U.S. District Judge Philip Gutierrez granted the defendants summary judgment on the copyright complaint in 2011, finding Staub's work "transformative" under the fair use exception of copyright law.

Urging the 9th Circuit to affirm that decision at a hearing Tuesday, Green Day's attorney, Peter Anderson of Santa Monica, argued that the backdrop was transformative because it had not been used in its "original form."

Rather, the band had used a "weathered" reproduction Staub found, Anderson said.

He noted that Staub had been inspired to "create a video backdrop whose theme was street art and dealt with this issue of religious hypocrisy and violence."

Seltzer even testified that he was against commercialism in art, and that he was "horrified" that a cross had been added to his work, Anderson added.

Judge Richard Clifton interrupted that "religion doesn't change anything."

"Suppose you describe it as anguish," Clifton said. "The fact that you project the anguish into the context of religion hasn't transformed the original work."

To make his point, Clifton held up an inflatable doll resembling the agonized figure from "The Scream," borrowed, the judge said, from someone on the sixth floor of the courthouse.

"Assume for a moment that this is covered by copyright," Clifton said. "Would you transform it if you used it in this fashion, and put a cross over it?"

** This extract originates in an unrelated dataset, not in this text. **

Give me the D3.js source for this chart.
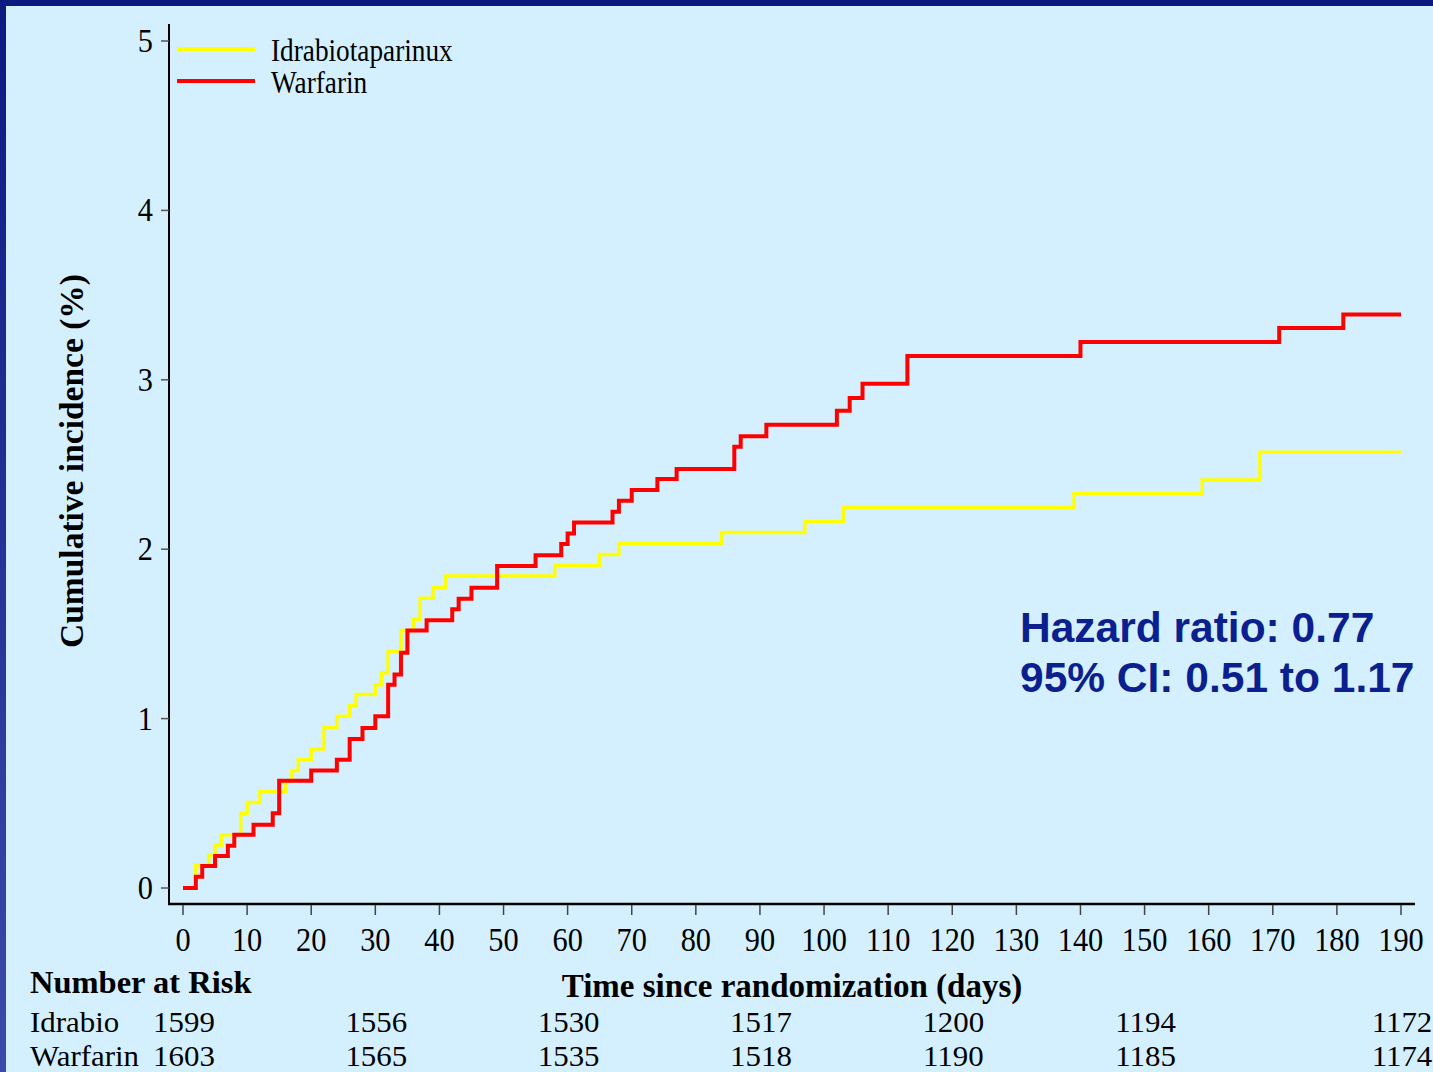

Anderson replied that "the meaning would be different."

Asked whether that would constitute fair use, the lawyer added that "the evidence speaks for itself."

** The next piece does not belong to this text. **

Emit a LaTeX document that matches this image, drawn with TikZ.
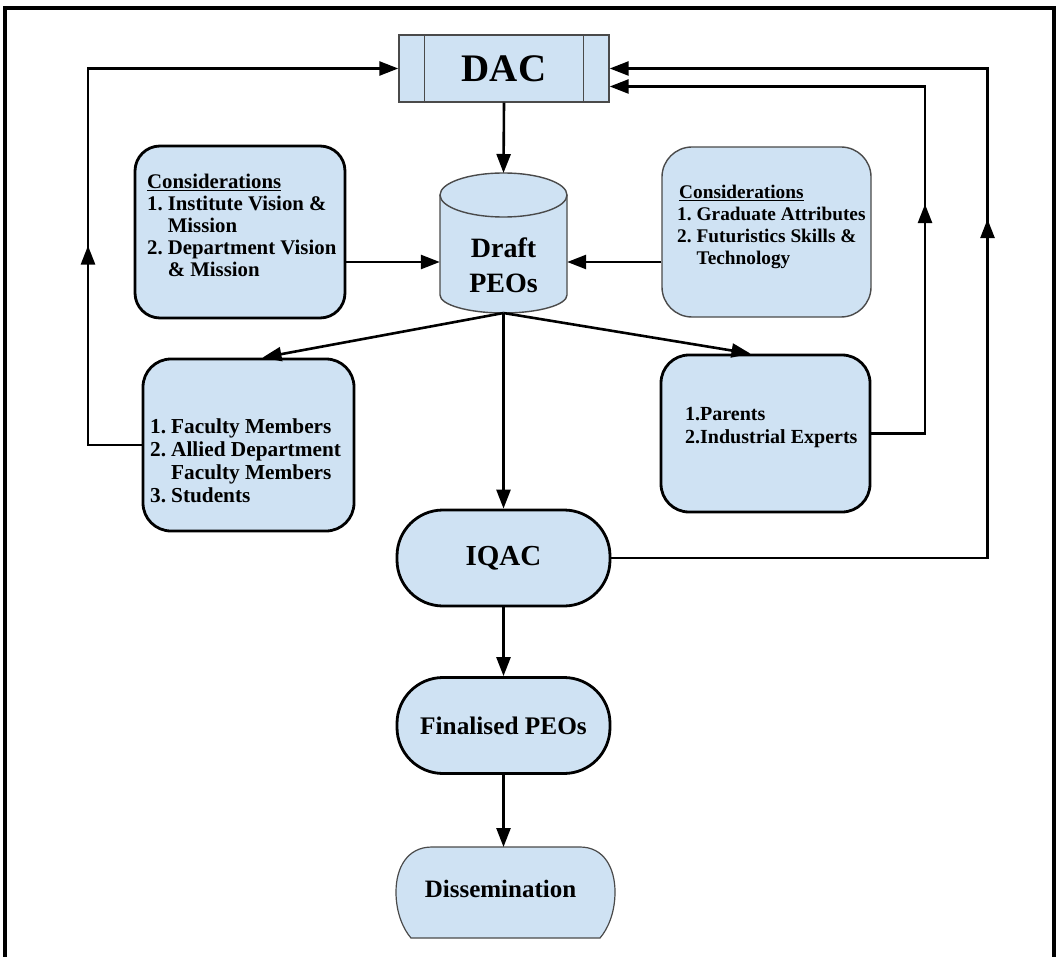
\documentclass[tikz,border=0pt]{standalone}
\usepackage{fontspec}
\setmainfont{Liberation Serif}
\usetikzlibrary{arrows.meta,decorations.markings}
\definecolor{boxblue}{HTML}{CFE2F3}
\definecolor{thinline}{HTML}{4A4A4A}
\begin{document}
\begin{tikzpicture}[x=1pt,y=-1pt,
  box/.style={draw, line width=2.8pt, fill=boxblue, rounded corners=26pt, inner sep=0pt},
  thinbox/.style={draw=thinline, line width=1.4pt, fill=boxblue, inner sep=0pt},
  stadium/.style={draw, line width=2.8pt, fill=boxblue, rounded corners=46pt, inner sep=0pt, minimum width=213pt, minimum height=96pt, font=\bfseries\fontsize{25.3}{30}\selectfont},
  conn/.style={line width=2.6pt},
  arr/.style={conn, -{Triangle[length=19pt,width=14pt]}},
  midarr/.style={postaction={decorate}, decoration={markings, mark=at position #1 with {\arrow{Triangle[length=19pt,width=14pt]}}}},
  txt/.style={font=\bfseries\fontsize{20.8}{22}\selectfont, inner sep=0pt, anchor=base west, align=left},
  bigtxt/.style={font=\bfseries\fontsize{28}{35}\selectfont, inner sep=0pt, align=center}
]
\useasboundingbox (0,0) rectangle (1059,957);
% outer frame
\draw[line width=4pt] (5,957) -- (5,8) -- (1054,8) -- (1054,957);

% DAC
\node[thinbox, minimum width=210pt, minimum height=67pt, font=\bfseries\fontsize{39}{42}\selectfont] (dac) at (504,68.5) {DAC};
\draw[thinline, line width=1.4pt] ([xshift=26pt]dac.north west) -- ([xshift=26pt]dac.south west);
\draw[thinline, line width=1.4pt] ([xshift=-26pt]dac.north east) -- ([xshift=-26pt]dac.south east);

% Draft PEOs cylinder
\fill[boxblue] (440,195) -- (440,295) arc[start angle=180, end angle=360, x radius=63.5pt, y radius=18pt] -- (567,195) arc[start angle=0, end angle=180, x radius=63.5pt, y radius=22pt] -- cycle;
\draw[thinline, line width=1.4pt] (440,195) -- (440,295) arc[start angle=180, end angle=360, x radius=63.5pt, y radius=18pt] -- (567,195);
\draw[thinline, line width=1.4pt] (503.5,195) ellipse[x radius=63.5pt, y radius=22pt];
\node[bigtxt, minimum width=127pt] (draft) at (503.5,265) {Draft\\PEOs};
\coordinate (cyltop) at (503.5,173);
\coordinate (cylbot) at (503.5,313);
\coordinate (yl) at (0,262);

% considerations boxes
\node[box, rounded corners=25pt, minimum width=210pt, minimum height=172pt] (lc) at (240,232) {};
\node[txt] (lctext) at (147,189) {\begin{tabular}[t]{@{}l@{\hspace{5pt}}l@{}}
\multicolumn{2}{@{}l@{}}{\underline{Considerations}}\\
1. & Institute Vision \&\\
 & Mission\\
2. & Department Vision\\
 & \& Mission
\end{tabular}};

\node[thinbox, rounded corners=30pt, minimum width=209pt, minimum height=170pt] (rc) at (766.5,232) {};
\node[txt, font=\bfseries\fontsize{19.3}{22}\selectfont] (rctext) at (677,199) {\begin{tabular}[t]{@{}l@{\hspace{5pt}}l@{}}
\multicolumn{2}{@{}l@{}}{\hspace{2pt}\underline{Considerations}}\\
1. & Graduate Attributes\\
2. & Futuristics Skills \&\\
 & Technology
\end{tabular}};

% stakeholder boxes
\node[box, rounded corners=28pt, minimum width=211pt, minimum height=172pt] (ll) at (248.5,445) {};
\node[txt, font=\bfseries\fontsize{21.3}{23}\selectfont] (lltext) at (150,433) {\begin{tabular}[t]{@{}l@{\hspace{5pt}}l@{}}
1. & Faculty Members\\
2. & Allied Department\\
 & Faculty Members\\
3. & Students
\end{tabular}};

\node[box, rounded corners=28pt, minimum width=209pt, minimum height=157pt] (lr) at (765.5,433.5) {};
\node[txt, font=\bfseries\fontsize{20}{23}\selectfont] (lrtext) at (685,443) {1.Parents\\2.Industrial Experts};

% IQAC, Finalised
\node[stadium, font=\bfseries\fontsize{29}{32}\selectfont] (iqac) at (503.5,558) {IQAC};
\node[stadium] (fin) at (503.5,725.5) {Finalised PEOs};

% Dissemination
\draw[thinline, line width=1.2pt, fill=boxblue] (432,847) -- (580,847)
  .. controls (604,847) and (615,868) .. (615,892)
  .. controls (615,914) and (607,930) .. (600,938) -- (411,938)
  .. controls (404,930) and (396,914) .. (396,892)
  .. controls (396,868) and (407,847) .. (432,847) -- cycle;
\node[font=\bfseries\fontsize{25}{30}\selectfont, inner sep=0pt] (diss) at (500.5,889) {Dissemination};
\coordinate (disstop) at (503.5,847);

% connectors
\draw[arr] (dac.south) -- (cyltop);
\draw[arr] (lc.east |- yl) -- (draft.west |- yl);
\draw[arr] (rc.west |- yl) -- (draft.east |- yl);
\draw[arr] (cylbot) -- ([xshift=14pt]ll.north);
\draw[arr] (cylbot) -- ([xshift=-15pt]lr.north);
\draw[arr] (cylbot) -- (iqac.north);
\draw[arr] (iqac.south) -- (fin.north);
\draw[arr] (fin.south) -- (disstop);

\coordinate (lx) at (88,0);
\coordinate (rx) at (925,0);
\coordinate (rrx) at (987.5,0);
\coordinate (dacr2) at ([yshift=-18pt]dac.east);
\draw[arr, midarr=253pt] (ll.west) -| (lx |- dac.west) -- (dac.west);
\draw[arr, midarr=283pt] (lr.east) -| (rx |- dacr2) -- (dacr2);
\draw[arr, midarr=715pt] (iqac.east) -| (rrx |- dac.east) -- (dac.east);
\end{tikzpicture}
\end{document}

He noted Seltzer's own testimony that the addition of the cross "changed the meaning of his work."

"That was important to the court below when it ruled," Anderson said.

Green Day's backdrop could not be considered in isolation because of other images included in the video, the lawyer added, likening it to a "video collage."

Anderson took the 15 minutes of allotted time ceded to him by counsel for Staub and Performance Environment Design. They are represented respectively by Bruce Isaacs with Wyman and Issacs of Los Angeles, and Lee Brenner of Santa Monica.

Seltzer's attorney, William Canby of Rosenfeld, Meyer & Susman, countered that Green Day failed to change the image significantly enough to meet the transformative use standard.

Judge Stephen Trott interjected that "transformative is a pretty slippery concept."

Canby focused on precedent mentioned in the summary judgment order, Campbell vs. Acuff-Rose Music Inc., a 1994 decision in which the U.S. Supreme Court found a movie scene used photographs to create a "distinct visual aesthetic."

"A transformative work in the fair-use context is a use in which the changes made to the copyrighted work result in a new use, which first of all needs a justification for using that particular copyright work, and secondly results in a use that doesn't supplant or supersede the copyright work in a reasonable potential market or actual market," Canby said.

Judge Diarmuid O'Scannlain asked Canby to elaborate on how Green Day's use of the image would devalue Seltzer's work.

"What's the negative commercial impact on this work as you see it?" he asked.

Canby said Green Day had "diminished" Seltzer's ability to license the work.

As an up-and-coming artist, Seltzer faces a hurdle in deciding when and how to enter the market with the piece, he said.

Green Day did not have to incorporate "Scream Icon" into the backdrop in the first place, and could even have designed its own image, Canby added.